The Acute Charm of Ruin & Development, Building 3.5 (La Habana Vieja), Havana, Cuba, 2017.

In neo-classical ruin paintings, the bathing spring often abuts the beautiful architectural remnant.

The Acute Charm of Ruin & Development, #3 (Malecón), Havana, Cuba, 2017.

This plot of land, one of the few spots seen in Havana replete with unauthorized trash, occupies desirable real estate right on the Malecón, the famed ocean-front boulevard. 

The Acute Charm of Ruin & Development, #20 (Calle O'Reilly), Havana, Cuba, 2017.

In Old Havana, everyday existence (Life) and ever-growing tourism (Art) commingle.

The Acute Charm of Ruin & Development, Building 8.5 (Malecón), Havana, Cuba, 2017.

Inside a building along the Malecón, clothes and plastic bags hang to dry within a tiny mudroom open to a courtyard.  The preciousness of a clean plastic bag was one of my lessons in Cuba.  This lesson is less the expected one about poverty (so, the preciousness of something disposable) but more the observation of a communal commitment to cleanliness of all things.  Havana crumbles, and debris and the smell of inadequate plumbing are everywhere, but Havana and its places, interiors, and exteriors are kept clean.

The Acute Charm of Ruin & Development, Building 5.1 (Callejon de Hamel), Havana, Cuba, 2017.

When searching for a bakery around Callejno de Hamel, the public thoroughfare of Santería, I meet a man who swiftly offers a tour of his building, the roof of which looks out over the tourist-filled Santería alley below.  Inside the building, everyone he introduces is a practitioner of Santería; he points out the identifying beads on the left arm.  When he introduces his mother, however, I am attracted to her right arm: a collection of bangles announces an arm so muscled it appears god-like.

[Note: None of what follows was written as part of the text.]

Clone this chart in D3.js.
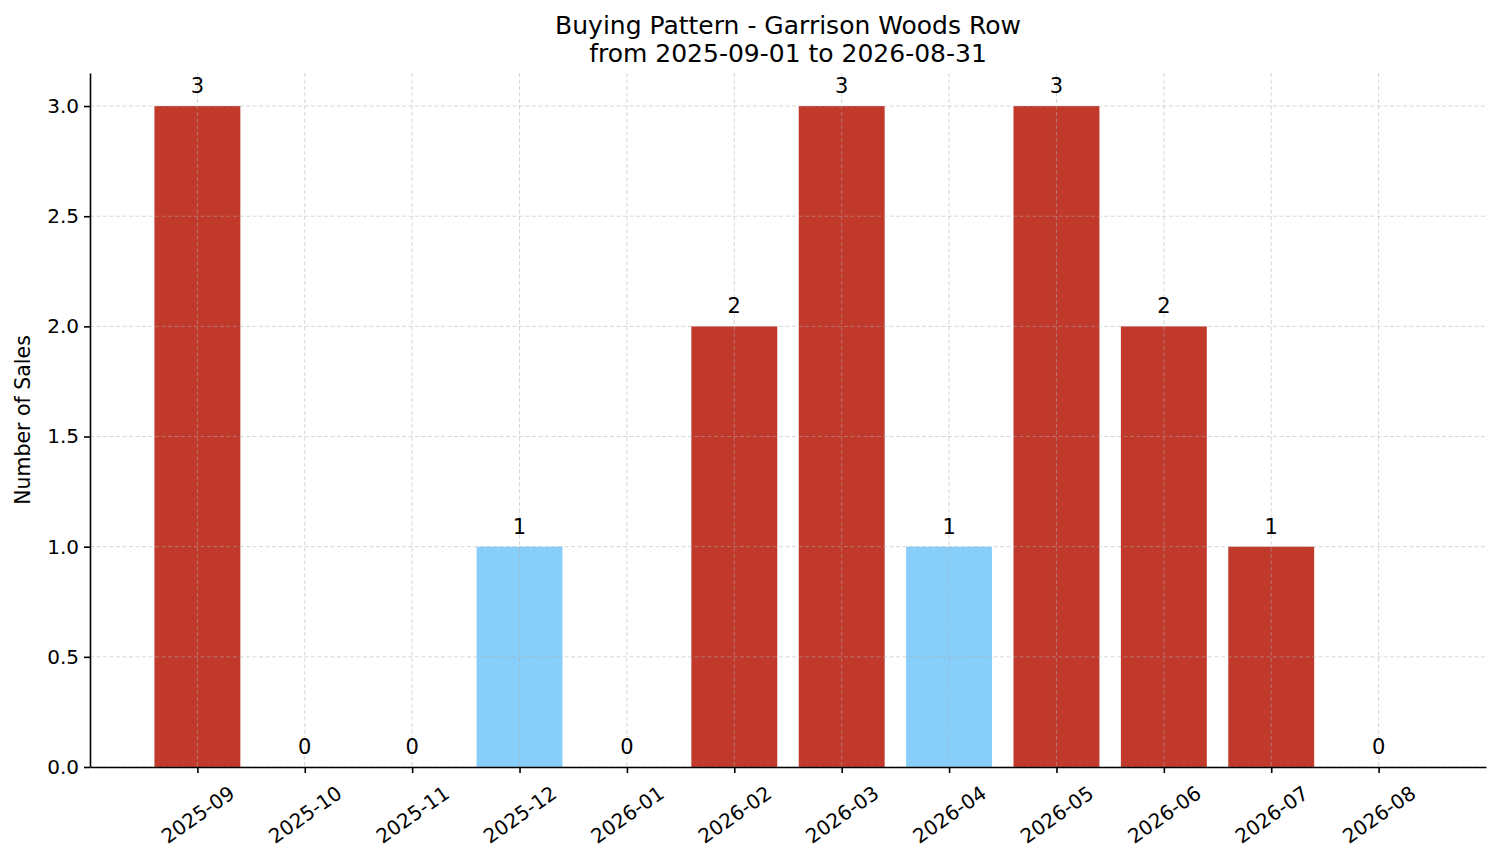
<!DOCTYPE html>
<html>
<head>
<meta charset="utf-8">
<script src="https://cdn.jsdelivr.net/npm/d3@7"></script>
<style>
  body { margin: 0; background: #fff; }
  text { font-family: "DejaVu Sans", sans-serif; fill: #000; }
</style>
</head>
<body>
<script>
var months = ["2025-09", "2025-10", "2025-11", "2025-12", "2026-01", "2026-02",
  "2026-03", "2026-04", "2026-05", "2026-06", "2026-07", "2026-08"];
var sales = [3, 0, 0, 1, 0, 2, 3, 1, 3, 2, 1, 0];
// months drawn in light blue instead of red
var blueMonths = ["2025-12", "2026-04"];
var yTicks = [0, 0.5, 1.0, 1.5, 2.0, 2.5, 3.0];
var titleLines = ["Buying Pattern - Garrison Woods Row", "from 2025-09-01 to 2026-08-31"];

var W = 1501, H = 863;
var margin = { top: 73, right: 15, bottom: 96, left: 90 },
  width = W - margin.left - margin.right,
  height = H - margin.top - margin.bottom;

var tickFont = 20;

var svg = d3.select("body").append("svg")
  .attr("width", W)
  .attr("height", H);

var canvas = svg.append("g")
  .attr("transform", `translate(${margin.left},${margin.top})`);

// bar positions like matplotlib: index -1 .. 12
var x = d3.scaleLinear().domain([-1, months.length]).range([0, width]);
var y = d3.scaleLinear().domain([0, 3.15]).range([height, 0]);
var barW = (x(1) - x(0)) * 0.8;

function barColor(m) {
  return blueMonths.indexOf(m) >= 0 ? "#87cefa" : "#c0392b";
}

canvas.selectAll(".bar")
  .data(months)
  .enter()
  .append("rect")
  .attr("class", "bar")
  .attr("x", function (d, i) { return x(i) - barW / 2; })
  .attr("y", function (d, i) { return y(sales[i]); })
  .attr("width", barW)
  .attr("height", function (d, i) { return y(0) - y(sales[i]); })
  .attr("fill", barColor);

// dashed grid on top of bars
var grid = canvas.append("g").attr("class", "grid");
grid.selectAll(".gy")
  .data(yTicks)
  .enter()
  .append("line")
  .attr("x1", 0).attr("x2", width)
  .attr("y1", function (d) { return y(d); })
  .attr("y2", function (d) { return y(d); });
grid.selectAll(".gx")
  .data(months)
  .enter()
  .append("line")
  .attr("x1", function (d, i) { return x(i); })
  .attr("x2", function (d, i) { return x(i); })
  .attr("y1", 0).attr("y2", height);
grid.selectAll("line")
  .attr("stroke", "#b0b0b0")
  .attr("stroke-opacity", 0.5)
  .attr("stroke-width", 1)
  .attr("stroke-dasharray", "4,2.5");

// value labels
canvas.selectAll(".val")
  .data(months)
  .enter()
  .append("text")
  .attr("class", "val")
  .attr("x", function (d, i) { return x(i); })
  .attr("y", function (d, i) { return y(sales[i]) - 13; })
  .attr("text-anchor", "middle")
  .style("font-size", "21px")
  .text(function (d, i) { return sales[i]; });

// y axis
var yAxis = canvas.append("g")
  .call(d3.axisLeft(y).tickValues(yTicks).tickFormat(d3.format(".1f"))
    .tickSize(6).tickSizeOuter(0).tickPadding(5));
yAxis.selectAll("text").style("font-size", tickFont + "px");

// x axis, labels rotated 35deg and centred under the tick
var xAxis = canvas.append("g")
  .attr("transform", `translate(0,${height})`)
  .call(d3.axisBottom(x).tickValues(d3.range(months.length))
    .tickFormat(function (i) { return months[i]; }).tickSize(6).tickSizeOuter(0));
xAxis.selectAll("text")
  .style("font-size", tickFont + "px")
  .each(function () {
    var t = d3.select(this);
    var w = this.getComputedTextLength();
    var a = 35 * Math.PI / 180;
    var h = tickFont * 1.05;
    var boxH = w * Math.sin(a) + h * Math.cos(a);
    var cy = 6 + 9 + boxH / 2;
    t.attr("y", 0).attr("dy", null)
      .attr("text-anchor", "middle")
      .attr("dominant-baseline", "central")
      .attr("transform", `translate(0,${cy}) rotate(-35)`);
  });

canvas.selectAll(".domain, .tick line")
  .attr("stroke", "#000")
  .attr("stroke-width", 1.6);

// y label
svg.append("text")
  .attr("transform", `translate(30,${margin.top + height / 2}) rotate(-90)`)
  .attr("text-anchor", "middle")
  .style("font-size", "20.5px")
  .text("Number of Sales");

// title
svg.selectAll(".title")
  .data(titleLines)
  .enter()
  .append("text")
  .attr("class", "title")
  .attr("x", margin.left + width / 2)
  .attr("y", function (d, i) { return 34 + i * 28; })
  .attr("text-anchor", "middle")
  .style("font-size", "25px")
  .text(function (d) { return d; });
</script>
</body>
</html>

The Acute Charm of Ruin & Development, Building 3.4 (La Habana Vieja), Havana, Cuba, 2017.

On the second floor of an Old Havana building, a grand cavernous space is empty of traces of its function.  It is sublime, uncanny, and a canvas for imagined futures that both may and may never happen.

The Acute Charm of Ruin & Development, #36 (Calle Galiano), Havana, Cuba, 2017.

Two young men walk into the Central Havana gun range behind me.  They lay down their pesos, load up pellet guns, and set about trying to hit the array of everyday drugstore remnants swaying from fishing wire.  They finish, discuss the results with the proprietor, then set down more pesos for another round.  In the end, few targets are hit; maybe a handful.  Is this a sign of how long ago the Revolution was, or just the reality of lousy weaponry?

The Acute Charm of Ruin & Development, #17 (San Lazaro), Havana, Cuba, 2017.

Central Havana is awash in entrepreneurs, especially the proprietors and proprietresses of casas particulaires, state-sanctioned (so taxed) guesthouses for tourists.  With this income, homeowners can renovate and develop new spaces—like my own host is doing, building a self-contained apartment within his building.  These restored, often freshly plastered and painted, structures remain contiguous with the elements of ruin, sometimes even ruins of a neoclassical origin aesthetically, like here on the right-hand edge of the building.  A broken arch decorated with classical designs leads to a back alley and doorways out of sight.